Effect of antiprotons on hydrogen-like ions in external magnetic fields

TL;DR

This study investigates the electronic structure and magnetic field effects on antiproton-hydrogen-like ion compounds using advanced numerical methods, revealing Zeeman shifts up to 100 Tesla.

Contribution

It introduces a novel application of the dual-kinetically balanced finite-basis-set method to analyze antiproton-ion systems in magnetic fields.

Findings

Calculated adiabatic potential curves for various quasi-molecular compounds.

Determined Zeeman shifts of molecular terms in strong magnetic fields.

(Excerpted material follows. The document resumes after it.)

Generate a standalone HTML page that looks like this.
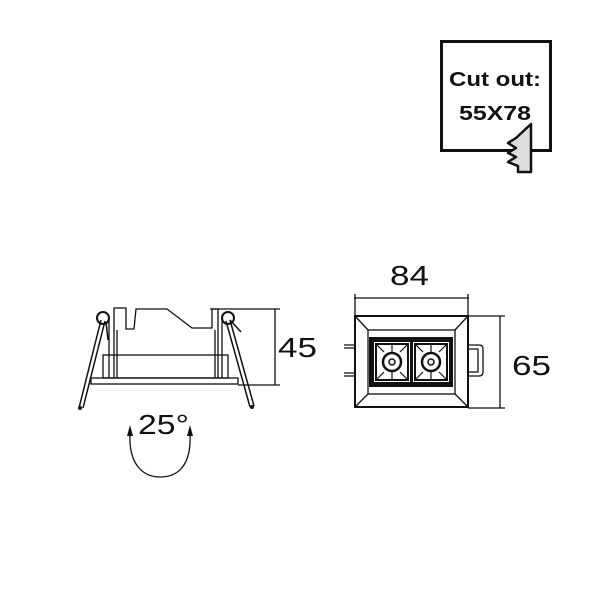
<!DOCTYPE html>
<html><head><meta charset="utf-8"><style>
html,body{margin:0;padding:0;background:#fff;width:600px;height:603px;overflow:hidden}
svg{display:block}
text{font-family:"Liberation Sans",sans-serif;fill:#111}
</style></head><body>
<svg width="600" height="603" viewBox="0 0 600 603" xmlns="http://www.w3.org/2000/svg">
<g fill="none" stroke="#111">
<rect x="441.5" y="41.5" width="109" height="109" stroke-width="3"/>
</g>
<polygon points="531,124 531,172 518,172 518,166 508,162 516,157 508,153 516,148 508,143 516,138" fill="#ddd" stroke="#111" stroke-width="2.5" stroke-linejoin="round"/>
<text x="449" y="86" font-size="20" font-weight="bold" textLength="92" lengthAdjust="spacingAndGlyphs">Cut out:</text>
<text x="459" y="120" font-size="20" font-weight="bold" textLength="72" lengthAdjust="spacingAndGlyphs">55X78</text>

<g fill="none" stroke="#111" stroke-width="1.3">
<rect x="91" y="378" width="147" height="6"/>
<rect x="103" y="355" width="125" height="23"/>
<polyline points="114,378 114,308 126,308 126,329 134,329 136,309 167,309 192,328 212,328 212,309 218,309 218,378"/>
<line x1="117" y1="330" x2="117" y2="378"/>
<line x1="215" y1="330" x2="215" y2="378"/>
<line x1="109" y1="320" x2="109" y2="378"/>
<line x1="222" y1="320" x2="222" y2="378"/>
<circle cx="103" cy="318" r="6" stroke-width="2"/>
<circle cx="228" cy="318" r="6" stroke-width="2"/>
<path d="M101,320 L79,408 M105,321 L83,408" stroke-width="1.5"/>
<path d="M226,321 L250,407 M230,320 L254,406" stroke-width="1.5"/>
<line x1="230" y1="320" x2="241" y2="332" stroke-width="1.5"/>
<line x1="106" y1="322" x2="108" y2="340" stroke-width="1.5"/>
<line x1="210" y1="309" x2="280" y2="309"/>
<line x1="238" y1="385" x2="280" y2="385"/>
<line x1="275" y1="309" x2="275" y2="385"/>
<path d="M130,432 C128,468 146,477 160,477 C176,477 192,468 190,432" stroke-width="1.3"/>
</g>
<path d="M130,425 L127,436 L133,436 Z M190,425 L187,436 L193,436 Z" fill="#111"/>
<circle cx="80" cy="408" r="2" fill="#111"/><circle cx="252" cy="407" r="2" fill="#111"/>
<text x="278" y="357" font-size="28" textLength="39" lengthAdjust="spacingAndGlyphs">45</text>
<text x="138" y="434" font-size="28" textLength="51" lengthAdjust="spacingAndGlyphs">25°</text>

<g fill="none" stroke="#111" stroke-width="1.3">
<line x1="354" y1="298" x2="469" y2="298"/>
<line x1="355" y1="294" x2="355" y2="316"/>
<line x1="468" y1="294" x2="468" y2="316"/>
<rect x="355" y="316" width="113" height="91" stroke-width="2"/>
<rect x="368" y="330" width="87" height="64"/>
<path d="M355,316 L368,330 M468,316 L455,330 M355,407 L368,394 M468,407 L455,394"/>
<line x1="468" y1="316" x2="505" y2="316"/>
<line x1="468" y1="408" x2="505" y2="408"/>
<line x1="500" y1="316" x2="500" y2="408"/>
<path d="M344,345 H355 M344,348 H355 M344,373 H355 M344,376 H355"/>
<path d="M468,345 H479 Q483,345 483,349 V372 Q483,376 479,376 H468 M468,349 H478 V372 H468"/>
</g>
<rect x="369" y="337" width="84" height="50" fill="#111"/>
<g fill="#fff" stroke="none">
<rect x="374" y="342" width="36" height="40"/>
<rect x="413" y="342" width="36" height="40"/>
</g>
<g fill="none" stroke="#111" stroke-width="1.2">
<rect x="376" y="344" width="32" height="36" stroke-width="2"/>
<rect x="415" y="344" width="32" height="36" stroke-width="2"/>
<path d="M377,345 L384,352 M407,345 L400,352 M377,379 L384,372 M407,379 L400,372 M392,345 V352 M392,372 V379"/>
<path d="M416,345 L423,352 M446,345 L439,352 M416,379 L423,372 M446,379 L439,372 M431,345 V352 M431,372 V379"/>
<circle cx="392" cy="362" r="9" stroke-width="2.5"/>
<circle cx="392" cy="362" r="3" stroke-width="1.5"/>
<circle cx="431" cy="362" r="9" stroke-width="2.5"/>
<circle cx="431" cy="362" r="3" stroke-width="1.5"/>
</g>
<text x="390" y="285" font-size="28" textLength="39" lengthAdjust="spacingAndGlyphs">84</text>
<text x="512" y="375" font-size="28" textLength="39" lengthAdjust="spacingAndGlyphs">65</text>
</svg>
</body></html>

Demonstrated non-perturbative effects of magnetic fields on these systems.

Abstract

In the present work, quasi-molecular compounds consisting of one antiproton ($\bar{p}$) and one hydrogen-like ion are investigated: $\mathrm{He}^{+} - \bar{p}$, $\mathrm{Li}^{2+} - \bar{p}$, $\mathrm{C}^{5+} - \bar{p}$, $\mathrm{S}^{15+} - \bar{p}$, $\mathrm{Kr}^{35+} - \bar{p}$, $\mathrm{Ho}^{66+} - \bar{p}$, $\mathrm{Re}^{74+} - \bar{p}$, $\mathrm{U}^{91+} - \bar{p}$. For the calculations, the Dirac equation with two-center potential is solved numerically using the dual-kinetically balanced finite-basis-set method adapted to systems with axial symmetry (A-DKB). Adiabatic potential curves are constructed for the ground state of the above quasi-molecular compounds in the framework of the A-DKB approach. Calculations were also performed for the case of an external magnetic field (the field is taken into account non-perturbatively). Zeeman shifts of the quasi-molecular terms are obtained for a homogeneous magnetic field with a strength of the laboratory order (up to 100 Tesla) directed along the axis of the molecule.